Climate Change Ethical Considerations
Climate change presents the human race with profound choices that go beyond the current debate over new technologies, economic and social costs and even concerns over environmental impacts. Increasingly, it is being seen as a matter of ethics and human rights. Different nations have different responsibilities to meet the challenges of climate change and respond to the threats faced by vulnerable regions, countries and peoples whose very existence is threatened. Under the 1992 United Nations Framework Convention on Climate Change (UNFCCC), countries that have contributed the most greenhouse gas emissions have a responsibility to dramatically cut emissions and to assist the most vulnerable peoples and regions to adapt. At its root, then, climate change is a moral and ethical issue:
”Unless people see that climate change creates ethics and justice concerns, they will not likely be motivated to do what is needed to protect those most vulnerable to climate change who include many of the world’s poorest people and future generations. If citizens look only to what is needed to protect themselves from harm, they are not likely to commit to the huge greenhouse gas reductions needed to protect those who will be the most severely harmed by climate change.” -
ClimateEthics.org (2007)
Many Strong Voices -- its research, adaptation, communications and outreach, and networking efforts -- rests on this demand for equity. MSV supports people in two regions of the world highly vulnerable to climate change and facilitates international dialogue, cooperation and action. The Fourth Intergovernmental Panel on Climate Change (IPCC) pointed to the “increasing vulnerability of indigenous communities in the Arctic and small island communities….”

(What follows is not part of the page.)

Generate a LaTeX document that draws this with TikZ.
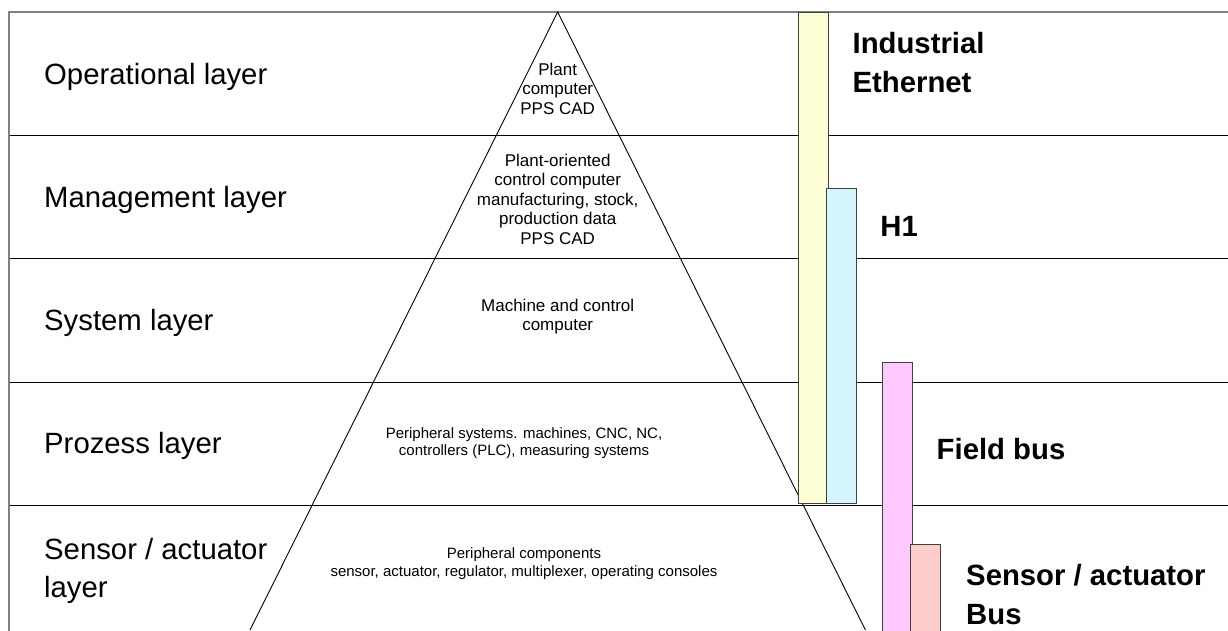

[1] These regions produce an infinitesimal amount of the world’s greenhouse gases, yet they are feeling the disproportionate effects of climate change.

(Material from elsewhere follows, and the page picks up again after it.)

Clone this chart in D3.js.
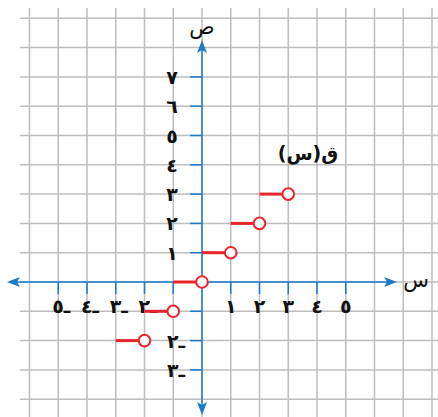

In November 2007, countries belonging to the Association of Small Island States (AOSIS) signed the
Male' Declaration on the Human Dimensions of Climate Change. The declaration calls on the UNFCCC to assess the human rights implications of climate change and asks the UN High Commissioner for Human Rights “to conduct a detailed study into the effects of climate change on the full enjoyment of human rights”.
Sheila Watt-Cloutier, who was nominated for the Nobel Peace Prize in 2007 along with Al Gore, defends what she calls the Inuit “right to be cold.” In late 2005, Watt-Cloutier and 62 other Inuit from across the Arctic petitioned the Inter-American Commission on Human Rights, arguing that the United States, as the world’s largest per capita emitter of greenhouse gases, is damaging their environment and way of life and thus infringing on their human rights. The petition argues that “protecting human rights is the most fundamental responsibility of civilized nations.”
[2]
The Arctic and SIDS are barometers of global environmental change and are considered critical testing grounds for the ideas and programmes that will strengthen the adaptive capacities of human societies confronting climate change. Lessons learned through the Many Strong Voices Programme will support policy development at local, regional and international levels, and will provide decision-makers in the two regions with the knowledge to safeguard and strengthen vulnerable social, economic and natural systems.
In this respect, the Arctic and SIDS are also
moral barometers. How the world acts when the barometer is read will say much about the future we envision. MSV partners are working to help shape that future.